Les causes psychologiques, qui regroupent les influences d’ordre cognitives et émotionnelles qui entraînent cette tendance à persévérer dans une direction pourtant négative : besoin de justifier la pertinence de la décision initiale, biais de confirmation, peur de l’échec
Les causes sociales, qui regroupent l’influence des pairs sur la prise de décision et peuvent freiner la remise en question : la volonté d’éviter à tout prix la honte publique de l’échec, l’importance du projet pour son N+1
Les causes organisationnelles, qui regroupent les caractéristiques intrinsèques à l’organisation : complexité des démarches administratives pour arrêter le projet, le nombre de petits projets associés
Conclusion
Autrement dit, de nombreux facteurs internes à une structure peuvent agir sur la décision de poursuivre des efforts dans un projet, même lorsque les résultats sont négatifs. Et ce biais peut également avoir un impact important sur les tests utilisateurs ! Dans ce type contexte, le biais d’engagement aura pour conséquences probables de réduire l’objectivité et l’utilité des tests réalisés.
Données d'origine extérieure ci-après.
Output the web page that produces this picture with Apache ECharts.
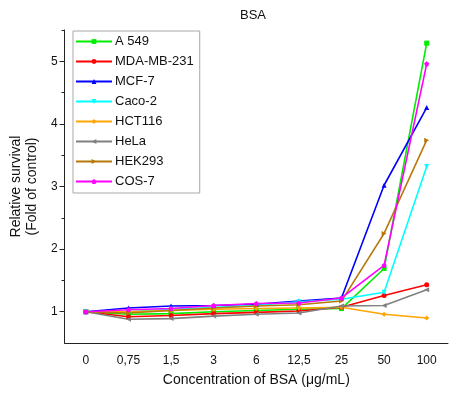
<!DOCTYPE html>
<html>
<head>
<meta charset="utf-8">
<script src="https://cdn.jsdelivr.net/npm/echarts@6/dist/echarts.min.js"></script>
<style>
  html, body { margin: 0; padding: 0; background: #fff; }
  #chart { width: 450px; height: 393px; }
</style>
</head>
<body>
<div id="chart"></div>
<script>
// concentrations (µg/mL)
const categories = ['0', '0,75', '1,5', '3', '6', '12,5', '25', '50', '100']

// relative survival, fold of control
const a549 = [1, 0.96, 0.97, 1.0, 1.02, 1.04, 1.05, 1.69, 5.29]
const mdaMb231 = [1, 0.92, 0.94, 0.97, 0.99, 1.01, 1.07, 1.26, 1.43]
const mcf7 = [1, 1.06, 1.09, 1.10, 1.12, 1.17, 1.22, 3.02, 4.26]
const caco2 = [1, 1.00, 1.04, 1.07, 1.10, 1.16, 1.20, 1.31, 3.32]
const hct116 = [1, 1.00, 1.02, 1.04, 1.05, 1.06, 1.07, 0.96, 0.90]
const hela = [1, 0.88, 0.89, 0.93, 0.96, 0.98, 1.09, 1.10, 1.35]
const hek293 = [1, 0.98, 1.02, 1.06, 1.09, 1.11, 1.17, 2.25, 3.74]
const cos7 = [1, 1.03, 1.05, 1.10, 1.13, 1.14, 1.22, 1.74, 4.96]

const majorTicks = [1, 2, 3, 4, 5]
const minorTicks = [1.5, 2.5, 3.5, 4.5, 5.5]

const font = 'Liberation Sans, Arial, sans-serif'
const pentagon = 'path://M0,-1 L0.951,-0.309 L0.588,0.809 L-0.588,0.809 L-0.951,-0.309 Z'

function line(name, data, color, symbol, rotate) {
  return {
    name,
    type: 'line',
    data,
    symbol,
    symbolSize: 5,
    symbolRotate: rotate || 0,
    showAllSymbol: true,
    lineStyle: { color, width: 1.6 },
    itemStyle: { color },
    emphasis: { disabled: true },
    animation: false
  }
}

const chart = echarts.init(document.getElementById('chart'), null, { renderer: 'canvas' })

chart.setOption({
  backgroundColor: '#fff',
  textStyle: { fontFamily: font },
  title: {
    text: 'BSA',
    left: 235,
    top: 4,
    textStyle: { fontFamily: font, fontSize: 13, fontWeight: 'normal', color: '#111' }
  },
  legend: {
    left: 73,
    top: 31,
    orient: 'vertical',
    padding: [4, 6, 5, 2],
    itemGap: 7,
    itemWidth: 36,
    itemHeight: 6,
    borderColor: '#a8a8a8',
    borderWidth: 1,
    textStyle: { fontFamily: font, fontSize: 13, color: '#111', padding: [0, 0, 0, -2] }
  },
  grid: { left: 58, right: 2, top: 30, bottom: 50, containLabel: false },
  xAxis: {
    type: 'category',
    data: categories,
    boundaryGap: true,
    name: 'Concentration of BSA (\u03bcg/mL)',
    nameLocation: 'middle',
    nameGap: 30,
    nameTextStyle: { fontFamily: font, fontSize: 14, color: '#111' },
    axisLine: { lineStyle: { color: '#222', width: 1 } },
    axisTick: { alignWithLabel: true, length: 5, inside: false, lineStyle: { color: '#222' } },
    axisLabel: { fontFamily: font, fontSize: 12, color: '#111', margin: 12, interval: 0 },
    splitLine: { show: false }
  },
  yAxis: [
    {
      type: 'value',
      min: 0.5,
      max: 5.5,
      name: 'Relative survival\n(Fold of control)',
      nameLocation: 'middle',
      nameGap: 19,
      nameRotate: 90,
      nameTextStyle: { fontFamily: font, fontSize: 14, color: '#111', lineHeight: 16 },
      axisLine: { show: true, lineStyle: { color: '#222', width: 1 } },
      axisTick: { show: true, length: 5, customValues: majorTicks, lineStyle: { color: '#222' } },
      axisLabel: { fontFamily: font, fontSize: 12, color: '#111', margin: 7, customValues: majorTicks },
      splitLine: { show: false }
    },
    {
      type: 'value',
      position: 'left',
      min: 0.5,
      max: 5.5,
      axisLine: { show: false },
      axisTick: { show: true, length: 3, customValues: minorTicks, lineStyle: { color: '#222' } },
      axisLabel: { show: false },
      splitLine: { show: false }
    }
  ],
  series: [
    line('A 549', a549, '#00ee00', 'rect'),
    line('MDA-MB-231', mdaMb231, '#ff0000', 'circle'),
    line('MCF-7', mcf7, '#0000ff', 'triangle'),
    line('Caco-2', caco2, '#00ffff', 'triangle', 180),
    line('HCT116', hct116, '#ffa500', 'diamond'),
    line('HeLa', hela, '#808080', 'triangle', 90),
    line('HEK293', hek293, '#b8790a', 'triangle', -90),
    line('COS-7', cos7, '#ff00ff', pentagon)
  ]
})
</script>
</body>
</html>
En effet, conduire un test utilisateur fait courir le risque de recevoir des critiques négatives sur son produit, et donc de devoir changer d’orientation ou d’y apporter des modifications significatives. L’escalade d’engagement peut ainsi conduire une personne a inconsciemment influencer les réponses apportées au test utilisateur pour qu’elles confirment cette orientation initiale, ou encore de discréditer les avis qui contrediraient cette orientation. Face à des avis négatifs qui pourraient remettre en question la finalisation ou la commercialisation d’un produit (sur lequel une équipe travaille depuis plusieurs mois), il peut être tentant de se focaliser sur les avis positifs pour justifier la poursuite de la direction initiale. C’est pourquoi, lors de ce type de tests, il est généralement recommandé de recueillir l’avis d’une personne externe à l’entreprise. Cela permettra de réduire au maximum l’influence que peut avoir l’entreprise sur l’avis de cette personne, et garantira ainsi l’objectivité de ses retours.